PL 3179 de 2012 estava parado há mais de um ano na Câmara. Pauta de cunho ideológico é bandeira política de Bolsonaro
Tramita na Câmara dos Deputados o Projeto de Lei (PL) 3179/12, que possibilita que a Educação Básica - ensino Infantil, Fundamental e Médio - seja oferecida em casa sob responsabilidade dos pais ou tutores legais. Conforme o PL, o poder público deverá fazer a supervisão e a avaliação periódica da aprendizagem, mas não especifica as condições. O projeto tramita em regime de urgência e aguarda a constituição de uma comissão temporária que dará um parecer sobre o projeto.
No Brasil, o ensino domiciliar (ou homeschooling, em inglês) não é permitido. O governo federal, no entanto, anunciou a intenção de legalizar a prática ainda neste ano. A pauta é um dos compromissos de campanha do presidente Jair Bolsonaro com sua base conservadora, sobretudo a ala ligada às igrejas evangélicas. O autor da proposta, o deputado Lincoln Portela (PL-MG) é pastor evangélico há 45 anos e presidente da Igreja Batista Solidária.
Luiz Araújo, 3º vice-presidente do ANDES-SN e um dos coordenadores do Grupo de Trabalho de Políticas Educacional (GTPE) do Sindical Nacional, conta que o homeschooling é oriundo dos Estados Unidos (EUA), onde comunidades religiosas e negacionistas lutam para impedir que suas filhas e filhos aprendam sobre ciência. “No Brasil, este movimento ganhou força nos setores mais conservadores da sociedade que protestam contra atividades que buscam falar sobre a questão de gênero e assuntos como sexualidade nas escolas. O discurso seria o de que escola estaria ensinando perversões para as crianças dentre elas a ‘ideologia de gênero’”, contou.
Tramitação
O projeto sobre a educação domiciliar estava parado na Câmara dos Deputados desde dezembro de 2019, mas voltou a se movimentar em março deste ano, após Bolsonaro entregar aos presidentes eleitos da Câmara, Arthur Lira (PP-AL), e do Senado Rodrigo Pacheco (DEM-MG), uma lista com 35 pautas prioritárias do governo no Congresso para 2021.
Desde então, o debate tem avançado na Casa legislativa com a realização de audiências públicas, convocadas pela relatora Luisa Canziani (PTB-PR), para discutir a regulamentação do ensino domiciliar.

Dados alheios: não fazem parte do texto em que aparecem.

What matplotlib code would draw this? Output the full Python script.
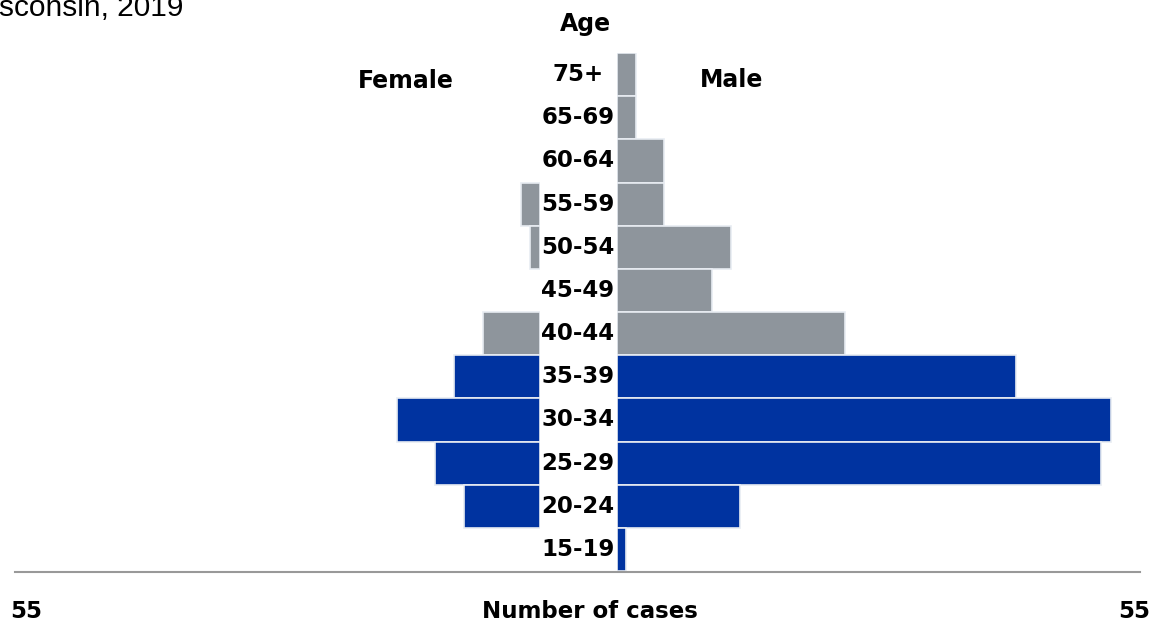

Em uma das reuniões, já realizadas, o ministro da Educação, Milton Ribeiro, e a ministra Damares Alves, da pasta Mulher, Família e Direitos Humanos, defenderam o homeschooling e o direito de pais e mães de escolher como querem educar seus filhos e filhas. A previsão é que a relatora apresente o relatório na segunda quinzena de maio. Neste momento, o texto se encontra na consultoria legislativa da Câmara.
“A aprovação deste projeto irá privar milhares de crianças do acesso aos bens culturais, que têm direito de acessar, e impedir que elas escolham no que acreditar, de maneira crítica. Além de enfraquecer o próprio direito à educação, pois tira da responsabilidade do Estado em prover a o ensino”, avaliou o coordenador do GTPE do ANDES-SN.
No Brasil, são 15mil alunas e alunos adeptos ao modelo de ensino, segundo a Associação Nacional de Educação Domiciliar (Aned). Em 2018, o Supremo Tribunal Federal em votação de um recurso determinou que, com a atual legislação, os pais e mães não têm direito de tirar filhas e filhos da escola para ensiná-los exclusivamente em casa. No julgamento, a maioria entendeu que é necessária a frequência da criança na escola, de modo a garantir uma convivência com estudantes de origens, valores e crenças diferentes, por exemplo. Argumentaram também que, conforme a Constituição, o dever de educar implica na cooperação entre Estado e família, sem exclusividade das e dos genitores. Entretanto, na decisão, parte dos ministros entendeu que o ensino domiciliar precisaria ser regulamentado por lei específica.
De acordo com Luiz Araújo, o Sindicato Nacional defende a educação enquanto direito de todos e todas, conforme escrito na Constituição Federal de 1988, portanto, é um dever do Estado.“Toda criança tem o direito a receber uma educação de qualidade, com profissionais qualificados, conforme reza a LDB [Lei de Diretrizes e Bases da Educação Nacional], tendo acesso aos conhecimentos sistematizados, mas não só. É importante registrar que tanto a criança como a e o adolescente são sujeitos de direitos e não propriedade da família. Devem ter reconhecido o seu direito à socialização, à convivência comunitária e a ser parte de um mundo inclusivo, aprendendo a lidar com as diferenças. A sua participação e vivência na comunidade escolar são imprescindíveis para a efetiva inclusão social e formação como cidadãos e cidadãs”, afirma o diretor do Sindicato Nacional.